The Quirk-e anthology of short prose and graphic memoirs chronicles the authors’ journey from no rights to civil rights. The members of Quirk-e describe themselves as a “discordant and unruly choir, insisting, despite the odds, on showing the height, depth and breadth of their experiences.” Once defined as sick outlaws, imprisoned in jails and mental institutions, strapped down and ‘cured’ with electric shocks, they’ve lived a Canadian journey from no rights, to civil rights, and these are their stories.
To order your copies, please visit www.quirk-e.com
Review by GSWS Professor, Helen Leung
The Bridge Generation: A Queer Elders’ Chronicle from No Rights to Civil Rights by Quirk-e is much more than just a book. It is itself a piece of community history.
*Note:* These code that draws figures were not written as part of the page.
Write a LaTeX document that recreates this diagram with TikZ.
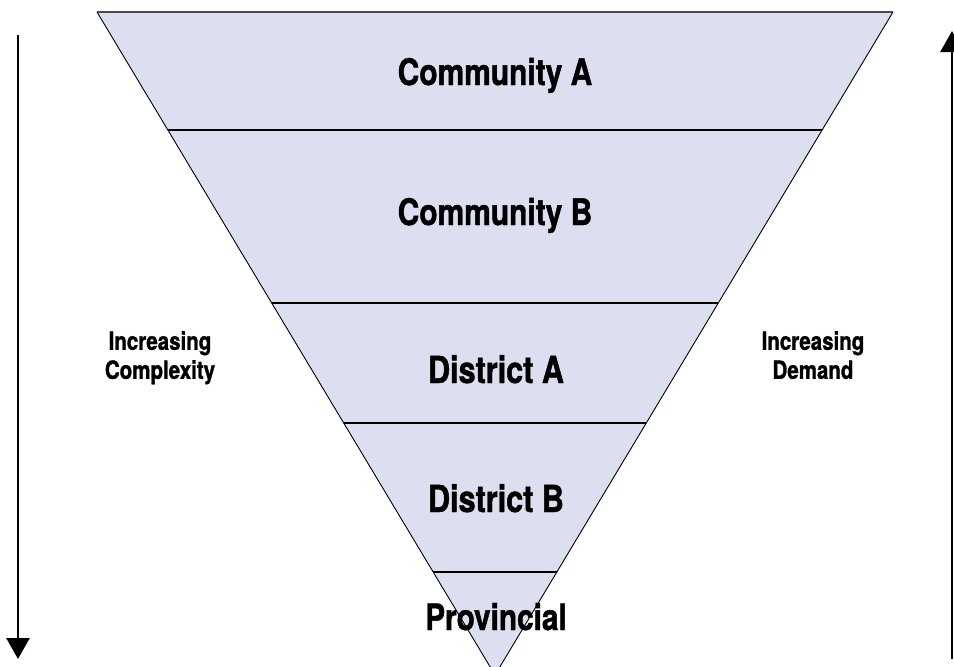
\documentclass[tikz,border=0pt]{standalone}
\usepackage{fontspec}
\usepackage{tikz}
\setmainfont{TeX Gyre Heros}[FakeStretch=0.82, BoldFeatures={FakeBold=1.2}]
\usetikzlibrary{arrows.meta, calc}
\definecolor{tierfill}{RGB}{220,223,240}
\newcommand{\tiersize}[1]{\bfseries\fontsize{#1}{40}\selectfont}
\tikzstyle{tier} = [inner sep=0pt, anchor=base]
\tikzstyle{side} = [font=\bfseries\fontsize{25}{29}\selectfont, align=center, inner sep=0pt, anchor=north]
\tikzstyle{longarrow} = [line width=2.8pt, -{Triangle[width=23pt,length=21pt]}]
\tikzstyle{divider} = [line width=1.4pt]

\begin{document}
\begin{tikzpicture}[x=1pt, y=-1pt]
        \useasboundingbox (0,0) rectangle (954,667);
        \clip (0,0) rectangle (954,667);

        % Corners of the funnel
        \coordinate (TL) at (97,12);
        \coordinate (TR) at (893,12);
        \coordinate (P) at (495,675);

        \fill[tierfill] (TL) -- (TR) -- (P) -- cycle;
        \draw[black!70, line width=1.2pt] (TL) -- (TR);
        \draw[line width=0.9pt] (TL) -- (P) -- (TR);

        % Dividers between the levels
        \foreach \t [count=\i] in {0.178, 0.4389, 0.6199, 0.8446} {
            \coordinate (L\i) at ($(TL)!\t!(P)$);
            \coordinate (R\i) at ($(TR)!\t!(P)$);
            \draw[divider] (L\i) -- (R\i);
        }

        % Level names
        \node[tier, font=\tiersize{36.5}] (comA) at (495,85) {Community A};
        \node[tier, font=\tiersize{36.5}] (comB) at (495,225) {Community B};
        \node[tier, font=\tiersize{37.3}] (disA) at (496,383) {District A};
        \node[tier, font=\tiersize{37.3}] (disB) at (496,512) {District B};
        \node[tier, font=\tiersize{36.3}] (prov) at (496,630) {Provincial};

        % Side arrows
        \coordinate (cTop) at (18,35);
        \coordinate (cBot) at (18,659);
        \coordinate (dBot) at (952,659);
        \coordinate (dTop) at (952,31);
        \draw[longarrow] (cTop) -- (cBot);
        \draw[longarrow] (dBot) -- (dTop);

        \node[side] (cmpx) at (160,331) {Increasing\\Complexity};
        \node[side] (dmnd) at (813,331) {Increasing\\Demand};

\end{tikzpicture}
\end{document}
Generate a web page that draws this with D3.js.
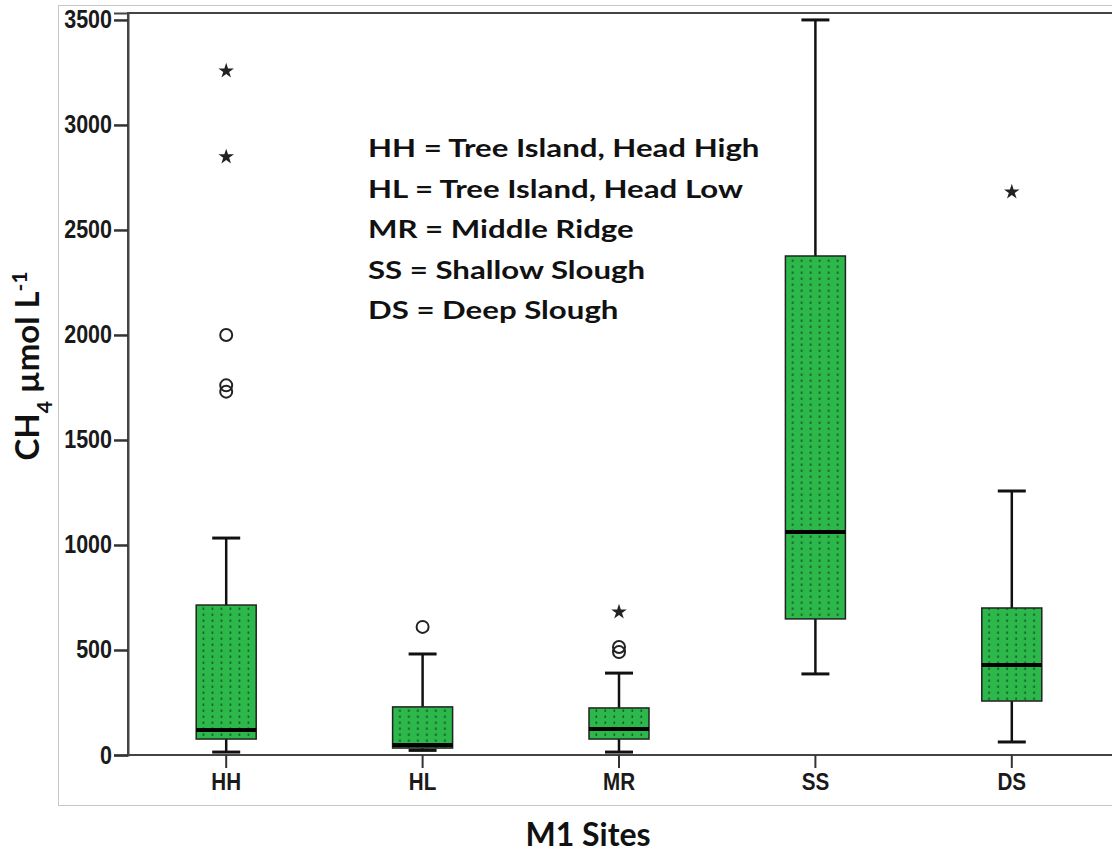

Not only does it document a generation’s courage, resistance, and quirkiness, it enacts those very qualities in the process of its own making. The stories collected in the book were incubated through a series of writing workshops for queer elders that ultimately transformed into a collective process of art-making and community-building. The book includes short essays that contextualize the historical eras that shaped the stories: from the 1940s-1950s when homosexuality was still classified as a mental disease all the way to the 2000s when same-sex marriage became legal in Canada. The histories, however, serve only as settings to the real stars of the show: the stories. Crafted with care and skill, these stories sparkle like little gems on the readers’ palm - precious, fragile, each utterly unique. A lot of them teach us about fear: of an AIDS test result, of workplace hostility, of a homophobic killer still at large. Yet, they also show us that sufferings are tempered by tenderness: the frisson of experiencing one’s first same-sex dance, the joy of being a child’s “chosen” Grammas, the comfort of a new-found daughter’s unquestioned acceptance. The Bridge Generation is moving, resilient, and profoundly sincere. It will be a most rewarding read by anyone who cares about queer history, social activism, and the creativity of everyday life.